Ein Gott ein Tier
von Ferrari, Jérôme
Tief gilt es hinabzusteigen in den Brunnen der Psyche, wo die prägenden Ereignisse des Lebens im Schacht der Vergangenheit verborgen liegen. Und hoch zu greifen haben wir von dort unten her, wollen wir verstehen, was wir sagen, wenn wir >Gott< sagen und das Tier in uns entdecken, das seine Beute reißt und nicht satt wird an seinen blutigen Bissen. Einst, so heißt es in diesem erschütterndem Roman, gingen die Menschen in die Wüste, um Gott zu finden, aber sie fanden nichts als den klaffenden Raum ihrer Seele, und Gott war der klaffende Raum ihrer Seele.

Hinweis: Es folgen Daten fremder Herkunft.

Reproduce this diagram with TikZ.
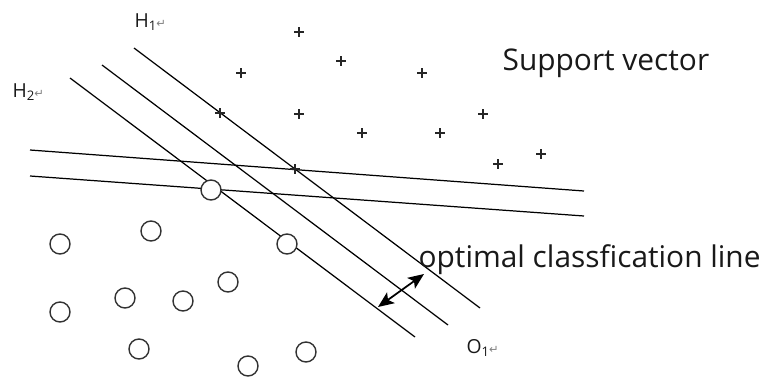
\documentclass[tikz,border=0pt]{standalone}
\usepackage{fontspec}
\setmainfont{Open Sans}
\newfontfamily\retfont{DejaVu Sans}
\usetikzlibrary{arrows.meta}
\newcommand{\ret}{{\retfont\fontsize{6.5}{7}\selectfont\color{black!50}\raisebox{-0.1ex}{↵}}}
\newcommand{\lowsub}[1]{\raisebox{-0.35ex}{\fontsize{7.5}{8}\selectfont #1}}
\begin{document}
\begin{tikzpicture}[x=0.02cm,y=-0.02cm,line width=0.7pt,
  dot/.style={circle,draw=black!80,line width=0.8pt,fill=white,minimum size=0.4cm,inner sep=0pt},
  lbl/.style={text=black!90,inner sep=0pt,anchor=base west,font=\fontsize{11}{13}\selectfont}]
\useasboundingbox (0,0) rectangle (761,376);
% the two near-horizontal lines
\draw (30,150) -- (584,191);
\draw (30,176) -- (584,216);
% three parallel lines
\draw (134,48) -- (480,308);
\draw (102,65) -- (448,325);
\draw (70,78) -- (415,337);
% positive samples
\foreach \x/\y [count=\i] in {299/32,341/61,241/73,422/73,220/113,299/114,483/114,362/133,440/133,295/169,541/154,498/164}
  \draw[line width=0.75pt,black!85] (\x-5,\y) -- (\x+5,\y) (\x,\y-5) -- (\x,\y+5) coordinate (p\i);
% negative samples
\foreach \x/\y [count=\i] in {211/190,151/231,60/244,287/244,228/282,125/298,183/301,60/312,139/349,306/352,248/366}
  \node[dot] (n\i) at (\x,\y) {};
% margin arrow
\coordinate (m1) at (378,307);
\coordinate (m2) at (424,274);
\draw[{Stealth[length=9pt,width=7.5pt,inset=2pt]}-{Stealth[length=9pt,width=7.5pt,inset=2pt]},line width=1pt] (m1) -- (m2);
% labels
\node[lbl] (h1) at (134,27) {H\lowsub{1}\ret};
\node[lbl] (h2) at (12,97) {H\lowsub{2}\ret};
\node[lbl] (o1) at (466,353) {O\lowsub{1}\ret};
\node[lbl,font=\fontsize{17}{20}\selectfont] (sv) at (502,70) {Support vector};
\node[lbl,font=\fontsize{17}{20}\selectfont] (ocl) at (418,267) {optimal classfication line};
\end{tikzpicture}
\end{document}
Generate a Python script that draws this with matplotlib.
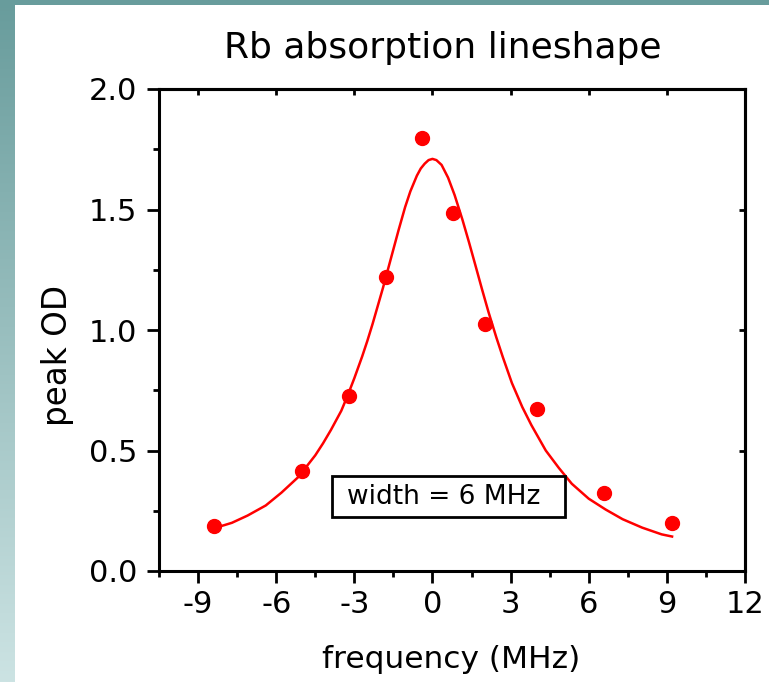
import numpy as np
import matplotlib
matplotlib.use("Agg")
import matplotlib.pyplot as plt
from matplotlib.patches import Rectangle

# measured data points
freq_pts = [-8.4, -5.0, -3.2, -1.8, -0.4, 0.8, 2.0, 4.0, 6.6, 9.2]
od_pts = [0.187, 0.416, 0.726, 1.219, 1.798, 1.487, 1.024, 0.672, 0.322, 0.200]

# fitted curve
fit_freq = [-8.4, -8.0, -7.7, -7.1, -6.4, -5.8, -5.15, -4.5, -4.2, -3.9, -3.5, -3.25,
            -3.0, -2.7, -2.5, -2.3, -2.1, -1.9, -1.7, -1.5, -1.3, -1.05, -0.85, -0.6,
            -0.45, -0.3, -0.15, 0.0, 0.15, 0.35, 0.6, 0.85, 1.15, 1.4, 1.65, 1.9, 2.15,
            2.45, 2.7, 3.05, 3.45, 3.8, 4.35, 4.85, 5.35, 6.0, 6.65, 7.3, 8.05, 8.8, 9.2]
fit_od = [0.178, 0.19, 0.20, 0.23, 0.272, 0.325, 0.39, 0.48, 0.53, 0.585, 0.665, 0.73,
          0.80, 0.89, 0.955, 1.025, 1.10, 1.175, 1.255, 1.335, 1.415, 1.51, 1.575, 1.64,
          1.67, 1.69, 1.705, 1.71, 1.705, 1.685, 1.632, 1.56, 1.458, 1.365, 1.268, 1.17,
          1.075, 0.97, 0.888, 0.78, 0.68, 0.605, 0.50, 0.428, 0.362, 0.30, 0.255, 0.215,
          0.18, 0.152, 0.143]

x_ticks = [-9, -6, -3, 0, 3, 6, 9, 12]
y_ticks = [0.0, 0.5, 1.0, 1.5, 2.0]
y_ticklabels = ["0.0", "0.5", "1.0", "1.5", "2.0"]

W, H = 769, 682
fig = plt.figure(figsize=(W / 100, H / 100), dpi=100)

# background frame with teal gradient
bg = fig.add_axes([0, 0, 1, 1], zorder=-10)
grad = np.linspace(0, 1, 256)[:, None]
c_top = np.array([0x68, 0x9c, 0x9c]) / 255
c_bot = np.array([0xcc, 0xe3, 0xe3]) / 255
img = c_top[None, None, :] * (1 - grad[:, :, None]) + c_bot[None, None, :] * grad[:, :, None]
bg.imshow(np.repeat(img, 2, axis=1), aspect="auto", extent=[0, 1, 0, 1])
bg.add_patch(Rectangle((15 / W, 0), 1, 1 - 5 / H, facecolor="white", edgecolor="none"))
bg.set_xlim(0, 1)
bg.set_ylim(0, 1)
bg.axis("off")

ax = fig.add_axes([159 / W, 1 - 571 / H, (745 - 159) / W, (571 - 89) / H])
ax.set_facecolor("none")

ax.plot(fit_freq, fit_od, color="#ff0000", lw=1.8, zorder=3, solid_joinstyle="round")
ax.plot(freq_pts, od_pts, "o", color="#ff0000", ms=10, mec="#ff0000", zorder=4)

ax.set_xlim(-10.5, 12)
ax.set_ylim(0, 2.0)
ax.set_xticks(x_ticks)
ax.set_xticklabels([str(t) for t in x_ticks])
ax.set_xticks(np.arange(-10.5, 12, 3), minor=True)
ax.set_yticks(y_ticks)
ax.set_yticklabels(y_ticklabels)
ax.set_yticks(np.arange(0.25, 2.0, 0.5), minor=True)

for s in ax.spines.values():
    s.set_linewidth(2.2)

ax.tick_params(which="major", direction="out", length=8.5, width=2.0, labelsize=22, pad=5)
ax.tick_params(axis="y", which="major", pad=7)
ax.tick_params(which="minor", direction="out", length=4.5, width=2.0)
ax.tick_params(top=False, right=False, which="both")

top = ax.secondary_xaxis("top")
top.set_xticks(x_ticks)
top.tick_params(direction="in", length=4.5, width=2.0, labeltop=False)
top.spines["top"].set_linewidth(2.2)
right = ax.secondary_yaxis("right")
right.set_yticks(y_ticks)
right.tick_params(direction="in", length=4.5, width=2.0, labelright=False)
right.spines["right"].set_linewidth(2.2)

# annotation box
box = Rectangle((332, 682 - 517), 565 - 332, 517 - 476, transform=None,
                facecolor="white", edgecolor="black", lw=2.0, zorder=5)
fig.patches.append(box)
fig.text(444 / W, 1 - 497 / H, "width = 6 MHz", fontsize=19, ha="center", va="center",
         zorder=6)

fig.text(443 / W, 1 - 58 / H, "Rb absorption lineshape", fontsize=26, ha="center", va="baseline")
fig.text(451 / W, 1 - 660 / H, "frequency (MHz)", fontsize=22.5, ha="center", va="center")
fig.text(57 / W, 1 - 356 / H, "peak OD", fontsize=23.5, ha="center", va="center", rotation=90)

fig.savefig("out.png", dpi=100)
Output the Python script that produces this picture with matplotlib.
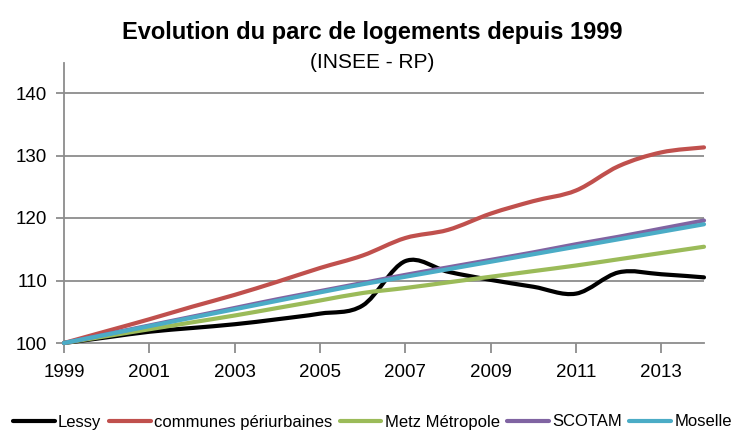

Kurz nach dem 11. September 2001 entschließt sich ein junger Mann, seine Identität an den Drillich der Söldner abzugeben, die sich in unzähligen Uniformen am Checkpoint einfinden. Er wird als einziger verschont werden vom Tod, anders als sein Jugendfreund Jean-Do, anders als sein militärisches Vorbild Conti, anders als jene vielen, deren Körper zu einem Bild des Grauens zersplittern, als eine Autobombe inmitten einer Menschenmenge explodiert.
Der junge Mann kehrt zurück in sein Heimatdorf, findet aber in ihm sein Zuhause nicht wieder, gleichwohl alles dort versammelt ist: die Häuser, ihre Bewohner, seine Eltern, all das, was er einst floh, um Sinn zu finden in der eisernen Sprache des Krieges.
Durchdrungen vom Schmerz existenzieller Verlorenheit, bleibt ihm ein einziger Ankerpunkt: die wundersame, von irritierender Schönheit geprägte Erfahrung des Eros, das innige Bild eines Mädchens, das ihm einst Worte der Liebe zuraunte. Sie beide waren damals vierzehn Jahre alt. Jetzt erinnert er sich dessen, sucht nach der jungen Frau, einer inzwischen erfolgreichen Headhunterin, die ihr Leben dem namenlosen Wesen kapitaler Gewinnoptimierung als Opfergabe darbietet und es im blendenden Glanz materieller Sicherheit zu verlieren droht.
EIN GOTT EIN TIER ist ein wuchtiges Requiem über eines der zentralen Themen des Daseins. Er zeichnet ein hell scheinendes Bild über die dunkle Neigung des Menschen, sich einem höheren Wesen unterordnen zu wollen. Und liegt der Refrain dieses Gesangs in der Frage, wie ein solcher Gott beschaffen sein mag, der das Grauen ebenso umfasst wie die Liebe, so antwortet Jérôme Ferrari mit der außergewöhnlich poetischen Kraft seiner Sprache und lässt den Aufschrei hörbar werden gegen ein scheinbar ewig geltendes Gesetz: dass die Dinge nun einmal auf ihre rätselhafte und grausame Weise schlecht enden. Wer diesen Roman gelesen hat, wird ahnen, wie wir uns dem Lauf der Dinge entgegenstellen können.